KEANO - THE GHOST, NOT THE SPIRIT IS TO BLAME

Last updated : 14 August 2002 By Editor

‘Penguin books is rumoured to have paid about £1.4 m up front to Keane and his ghostwriter Eamon Dunphy, money it could not realistically have hoped to recover in sales. So before a word was commissioned it would have been demanding to see examples of the sort of juicy titbit that has now cost Keane the last vestige of a reputation but has doubtless brought in a tidy sum in newspaper serial rights, which is how publishers offset those large advances.

Anyone who has worked in this trade would understand the pressures to produce money-spinning copy.
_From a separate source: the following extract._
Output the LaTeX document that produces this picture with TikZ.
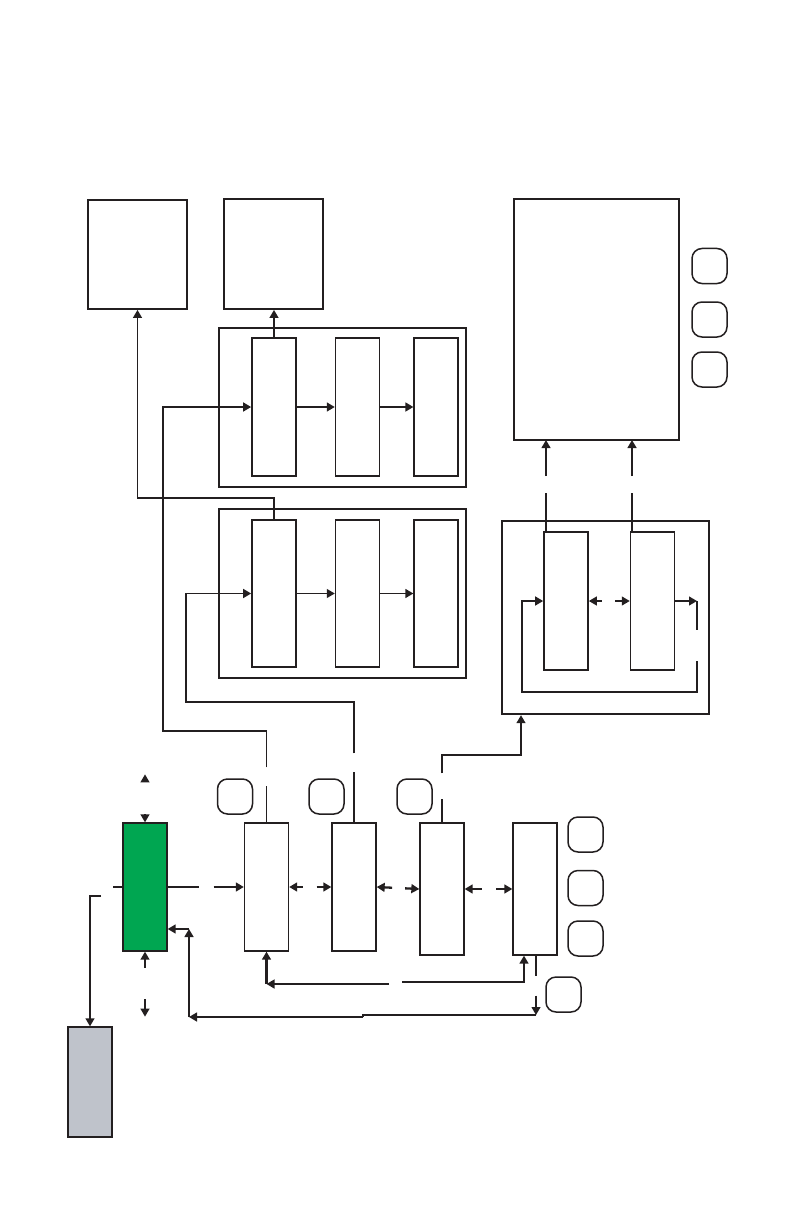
\documentclass[tikz,border=0pt]{standalone}
\usepackage{tikz}
\usetikzlibrary{positioning, arrows.meta}

\definecolor{leafgreen}{HTML}{00A651}
\definecolor{slategrey}{HTML}{BFC3CB}
\definecolor{ink}{HTML}{231F20}

\tikzset{
  block/.style={draw=ink, line width=0.9pt, minimum width=49.5pt, minimum height=54.5pt, inner sep=0pt},
  frame/.style={draw=ink, line width=1.15pt, inner sep=0pt},
  cell/.style={draw=ink, line width=0.8pt, minimum width=22pt, inner sep=0pt},
  tag/.style={draw=ink, line width=0.75pt, rounded corners=5pt, minimum size=17.5pt, inner sep=0pt},
  wire/.style={draw=ink, line width=0.85pt},
}

\begin{document}
\begin{tikzpicture}[x=0.5pt, y=-0.5pt, >={Stealth[inset=0pt, length=4pt, width=4.4pt]}, node distance=19pt]
    \useasboundingbox (0,0) rectangle (793,1225);

    % top row
    \node[block] (TL) at (137.5,254.5) {};
    \node[block, minimum height=55pt] (TM) at (273.5,254) {};
    \node[block, minimum width=82.5pt, minimum height=120.5pt] (TR) at (596.5,319.5) {};
    \node[tag] (tr1) at (709.5,266) {};
    \node[tag] (tr2) at (709.5,319.5) {};
    \node[tag] (tr3) at (709.5,369.5) {};

    % upper stage
    \node[frame, minimum width=123.5pt, minimum height=79.5pt] (UF) at (342.5,407.5) {};
    \node[cell, minimum height=69pt] (u1) at (274,407) {};
    \node[cell, minimum height=69pt, right=of u1] (u2) {};
    \node[cell, minimum height=69pt, right=16.5pt of u2] (u3) {};

    % lower stage
    \node[frame, minimum width=123.5pt, minimum height=84.5pt] (LF) at (342.5,593.5) {};
    \node[cell, minimum height=73.5pt] (l1) at (274,593.5) {};
    \node[cell, minimum height=73.5pt, right=of l1] (l2) {};
    \node[cell, minimum height=73.5pt, right=16.5pt of l2] (l3) {};

    % right stage
    \node[frame, minimum width=103.5pt, minimum height=96.5pt] (RF) at (605.5,617.5) {};
    \node[cell, minimum height=69pt] (r1) at (566,601) {};
    \node[cell, minimum height=69pt, right=20.5pt of r1] (r2) {};

    % bottom row
    \node[cell, line width=0.65pt, fill=leafgreen, minimum height=64pt] (g) at (145,887) {};
    \node[cell, line width=0.65pt, minimum height=64pt] (bA) at (266.5,887) {};
    \node[cell, line width=0.65pt, minimum height=64pt] (bB) at (354,887) {};
    \node[cell, line width=0.65pt, minimum height=66pt] (bC) at (442,889) {};
    \node[cell, line width=0.65pt, minimum height=66pt] (bD) at (535,889) {};
    \node[cell, line width=0.65pt, fill=slategrey, minimum height=55pt] (gr) at (90,1082) {};
    \node[tag] (ta) at (235,796.5) {};
    \node[tag] (tb) at (326.5,796.5) {};
    \node[tag] (tc) at (414.5,796.5) {};
    \node[tag] (td1) at (585.5,834.5) {};
    \node[tag] (td2) at (585.5,888) {};
    \node[tag] (td3) at (585.5,938.5) {};
    \node[tag] (te) at (563.5,994.5) {};

    % upper stage wiring
    \draw[wire, ->] (u1.north) -- (u1.north |- TM.south);
    \draw[wire, ->, line width=1.2pt] (u1) -- (u2);
    \draw[wire, ->, line width=1.2pt] (u2) -- (u3);
    \coordinate (c1) at (163,731);
    \draw[wire, ->, line width=0.95pt, dash pattern=on 18pt off 9.5pt on 1000pt] (bA.north) |- (c1) |- (u1.west);

    % lower stage wiring
    \draw[wire, ->] (l1.north) -- ++(0,-21) -| (TL.south);
    \draw[wire, ->] (l1) -- (l2);
    \draw[wire, ->] (l2) -- (l3);
    \coordinate (c2) at (186,702);
    \draw[wire, ->, line width=0.95pt, dash pattern=on 25pt off 9.5pt on 1000pt] (bB.north) |- (c2) |- (l1.west);

    % right stage wiring
    \coordinate (c3) at (521,755);
    \draw[wire, ->, dash pattern=on 11.5pt off 13pt on 1000pt] (bC.north) |- (c3) -- (c3 |- RF.south);
    \coordinate (t1) at (546,440);
    \coordinate (t2) at (632,440);
    \draw[wire, ->, dash pattern=on 19pt off 8.5pt on 100pt] (r1.north -| t1) -- (t1);
    \draw[wire, ->, line width=1.15pt, dash pattern=on 19pt off 8.5pt on 100pt] (r2.north -| t2) -- (t2);
    \draw[wire, <->, dash pattern=on 3pt off 6.5pt on 20pt] (r1.east) -- (r2.west);
    \coordinate (c5) at (697,601);
    \coordinate (c6) at (522,692);
    \draw[wire, ->] (r2.east) -- (c5);
    \draw[wire, ->, line width=1.05pt, dash pattern=on 14.5pt off 15.5pt on 1000pt] (c5) |- (c6) |- (r1.west);

    % bottom row wiring
    \draw[wire, <->, dash pattern=on 0.5pt off 100pt] (g.north) -- ++(0,-48);
    \draw[wire, <->, dash pattern=on 4.5pt off 15.5pt on 50pt] (g.south) -- ++(0,65);
    \draw[wire, ->, line width=1.25pt, dash pattern=on 15.5pt off 7.5pt on 100pt] (g.east) -- (bA.west);
    \draw[wire, line width=1.25pt] (g.west) -- ++(-9,0);
    \coordinate (c4) at (101,896);
    \draw[wire, ->] (c4) -| (gr.north);
    \draw[wire, <->, line width=1.15pt, dash pattern=on 3pt off 7pt on 50pt] (bA.east) -- (bB.west);
    \draw[wire, <->, line width=1.15pt, dash pattern=on 4pt off 6.5pt on 50pt] (bB.east) -- (bC.west);
    \draw[wire, <->, line width=1.15pt, dash pattern=on 5pt off 7pt on 50pt] (bC.east) -- (bD.west);

    % return lines
    \coordinate (f1) at (402,982);
    \coordinate (f2) at (524,982);
    \draw[wire, ->, line width=1.15pt] (f1) -- (f2) -- (f2 |- bD.south);
    \coordinate (f3) at (389,984);
    \draw[wire, ->, line width=1.05pt] (f3) -- (bA.south |- f3);
    \draw[wire, ->, line width=1.05pt] (bA.south |- f3) -- (bA.south);
    \coordinate (f4) at (536,1015);
    \coordinate (f5) at (363,1017);
    \coordinate (f6) at (189,1017);
    \coordinate (f7) at (189,929);
    \draw[wire, ->, dash pattern=on 10pt off 10pt on 50pt] (bD.south -| f4) -- (f4);
    \draw[wire, line width=1.15pt] (f4) -| (f5);
    \draw[wire, ->, line width=1.05pt] (f5) -- (f6);
    \draw[wire, ->, line width=1.05pt] (f6) -- (f7);
    \draw[wire, ->, line width=1.05pt] (f7) -- (f7 -| g.east);
\end{tikzpicture}
\end{document}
Dunphy, who always painted himself as a misunderstood footballer and has since turned himself into a respected, if maverick writer, might have seemed an ideal soulmate and father confessor for Keane. But ghostwriting requires complete trust between star and author. And it is an open question whether Dunphy, an intelligent man who would have calculated the impact of the Haaland revelations, has earned that by allowing what amounts to an admission of premeditated GBH to enter this sad tome.

Of course such books are not worth the paper they are written on if the reader does not believe that the sportsman is being completely straightforward about his or her life. But there are times when the writer has to act as a filter between brutal honesty and damaging, gratuitous admissions.’